9. If it looks like bullshit, smells like bullshit, guess what? …
Personally I like to celebrate British innovation and competitiveness but the direction the bigger UK Content/Marketing Technologies companies have been going over the last few years has been disappointing. I am sad that my former Immediacy colleagues lost their jobs at a difficult time and concerned that the SDL acquisition moves look far more about profit imperative than product innovation.
As with Alterian’s social media and content management strategies, time will tell if the latest acquisition boosts the UK’s credibility in this field or opens it up to even greater Scandinavian dominance.
10. Twitter is a necessary evil …
Well – if you want to drive traffic to a blog it is.
It pains me to say this but I only have to take a fleeting glance at my blog or website stats to know the importance of Twitter. On the occasions I remember some of what I’ve learned about SEO then Google search can chuck a fair few visitors my way if I structure my headlines well – “Sitecore vs Drupal” has pulled in more visits than “predictions for 2020” as a search phrase for example. However, Twitter referrals are double search engine ones even though I have only had a Twitter account for around one of the three years this blog has been running.

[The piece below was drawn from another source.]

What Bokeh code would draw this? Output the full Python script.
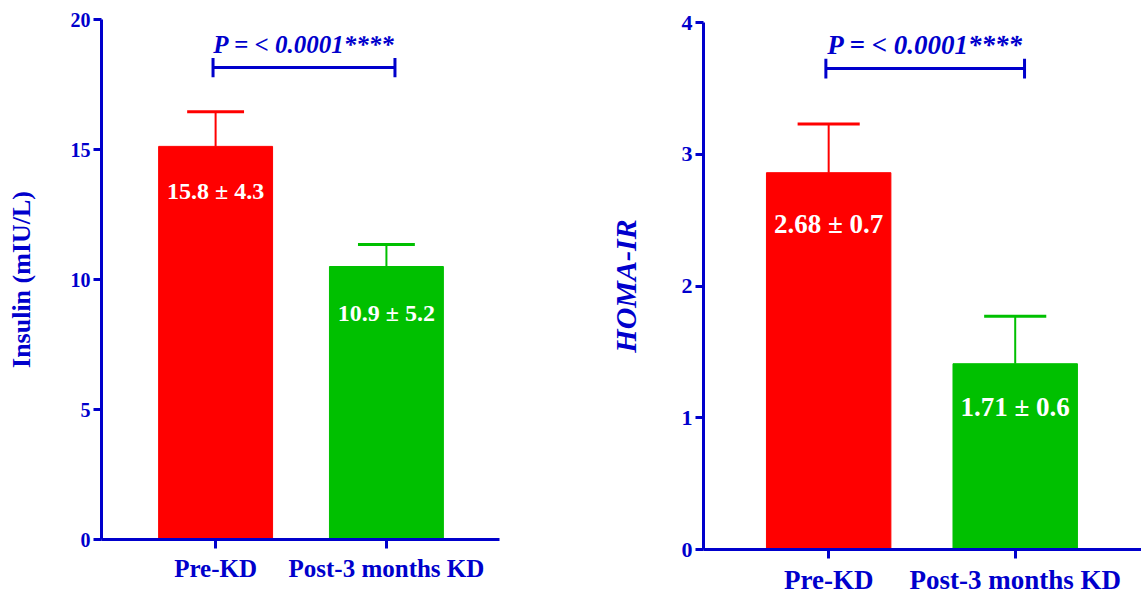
from bokeh.plotting import figure
from bokeh.layouts import row, column
from bokeh.models import ColumnDataSource, FixedTicker, Range1d
from bokeh.embed import file_html
from bokeh.resources import INLINE
from bokeh.core.properties import value

# ---- data ----
categories = ["Pre-KD", "Post-3 months KD"]
positions = [1, 2]
bar_colors = ["#FF0000", "#00C000"]

insulin_mean = [15.12, 10.5]
insulin_err_top = [16.45, 11.35]
insulin_labels = ["15.8 ± 4.3", "10.9 ± 5.2"]
insulin_label_y = [13.4, 8.7]
insulin_ticks = [0, 5, 10, 15, 20]

homa_mean = [2.86, 1.41]
homa_err_top = [3.23, 1.77]
homa_labels = ["2.68 ± 0.7", "1.71 ± 0.6"]
homa_label_y = [2.47, 1.08]
homa_ticks = [0, 1, 2, 3, 4]

p_text = "P = < 0.0001****"
insulin_bracket_y = 18.15
insulin_ptext_y = 19.05
homa_bracket_y = 3.65
homa_ptext_y = 3.83

BLUE = "#0000CC"
FONT = "Liberation Serif"


def make_panel(means, err_top, labels, label_y, ticks, ymax, ylabel, ylabel_style,
               bracket_y, bracket_cap, ptext_y, width, mb_left, mb_right, mb_top, mb_bottom,
               xr, fs_tick_y, fs_tick_x, fs_lab, fs_bar, fs_p, ylab_standoff):
    p = figure(width=width, height=597, output_backend="svg", toolbar_location=None,
               x_range=Range1d(*xr), y_range=Range1d(0, ymax),
               min_border_left=mb_left, min_border_right=mb_right,
               min_border_top=mb_top, min_border_bottom=mb_bottom)
    p.outline_line_color = None
    p.grid.visible = False
    p.background_fill_color = "white"

    src = ColumnDataSource(dict(x=positions, top=means, err=err_top, color=bar_colors,
                                label=labels, ly=label_y))
    p.vbar(x="x", top="top", width=0.667, bottom=0, color="color", source=src)
    p.segment(x0="x", y0="top", x1="x", y1="err", line_color="color", line_width=2, source=src)
    cap_w = 0.333
    p.segment(x0=[x - cap_w / 2 for x in positions], y0=err_top,
              x1=[x + cap_w / 2 for x in positions], y1=err_top,
              line_color=bar_colors, line_width=3)
    p.text(x="x", y="ly", text="label", source=src, text_color="white",
           text_font=value(FONT), text_font_style="bold", text_font_size=f"{fs_bar}px",
           text_align="center", text_baseline="middle")

    # significance bracket
    bx0, bx1 = positions[0] - 0.015, positions[1] + 0.05
    p.segment(x0=[bx0], y0=[bracket_y], x1=[bx1], y1=[bracket_y], line_color=BLUE, line_width=3)
    p.segment(x0=[bx0, bx1], y0=[bracket_y - bracket_cap] * 2, x1=[bx0, bx1],
              y1=[bracket_y + bracket_cap] * 2, line_color=BLUE, line_width=3)
    p.text(x=[(bx0 + bx1) / 2], y=[ptext_y], text=[p_text], text_color=BLUE,
           text_font=value(FONT), text_font_style="bold italic", text_font_size=f"{fs_p}px",
           text_align="center", text_baseline="alphabetic")

    # axes
    p.yaxis.ticker = FixedTicker(ticks=ticks)
    p.xaxis.ticker = FixedTicker(ticks=positions)
    p.xaxis.major_label_overrides = {pos: c for pos, c in zip(positions, categories)}
    for ax in (p.xaxis[0], p.yaxis[0]):
        ax.axis_line_color = BLUE
        ax.axis_line_width = 3
        ax.major_tick_line_color = BLUE
        ax.major_tick_line_width = 3
        ax.minor_tick_line_color = None
        ax.major_tick_in = 0
        ax.major_label_text_color = BLUE
        ax.major_label_text_font = FONT
        ax.major_label_text_font_style = "bold"
    p.yaxis.major_tick_out = 8
    p.xaxis.major_tick_out = 9
    p.yaxis.major_label_text_font_size = f"{fs_tick_y}px"
    p.xaxis.major_label_text_font_size = f"{fs_tick_x}px"
    p.yaxis.major_label_standoff = 3
    p.xaxis.major_label_standoff = 6
    p.yaxis.axis_label = ylabel
    p.yaxis.axis_label_text_color = BLUE
    p.yaxis.axis_label_text_font = FONT
    p.yaxis.axis_label_text_font_style = ylabel_style
    p.yaxis.axis_label_text_font_size = f"{fs_lab}px"
    p.yaxis.axis_label_standoff = ylab_standoff
    return p


left = make_panel(insulin_mean, insulin_err_top, insulin_labels, insulin_label_y, insulin_ticks, 20,
                  "Insulin (mIU/L)", "bold", insulin_bracket_y, 0.37, insulin_ptext_y,
                  width=600, mb_left=101, mb_right=101, mb_top=19, mb_bottom=58,
                  xr=(0.332, 2.662), fs_tick_y=20, fs_tick_x=25, fs_lab=26, fs_bar=24, fs_p=25,
                  ylab_standoff=32)

right = make_panel(homa_mean, homa_err_top, homa_labels, homa_label_y, homa_ticks, 4,
                   "HOMA-IR", "bold italic", homa_bracket_y, 0.075, homa_ptext_y,
                   width=541, mb_left=103, mb_right=0, mb_top=22, mb_bottom=48,
                   xr=(0.329, 2.677), fs_tick_y=22, fs_tick_x=27, fs_lab=30, fs_bar=27, fs_p=27,
                   ylab_standoff=37)

layout = row(column(left), column(right))
open("out.html", "w").write(file_html(layout, INLINE))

Sociologically I still think we are experiencing the early growing pains of ‘social media’ and there is still much good and bad to be experienced before we can say it has reached maturity. Until then, it is at turns unpredictable, delightful, useful, dangerous and damaging.
I’ve spent most of my working life in project management roles striving to reach milestones set by others and/or setting them for others to work towards. So, when it came to getting my own venture off the ground I needed to put one in place for myself, otherwise I am sure I would procrastinate for months and fuss about trying to get everything ‘perfect’.
It seems appropriate therefore that my 11th lesson follows the theme I used as a stake in the ground for my venture into self-employment. On 11.11.11 I launched Webwiser, a consultancy operation that provides services based on the type of learning described above.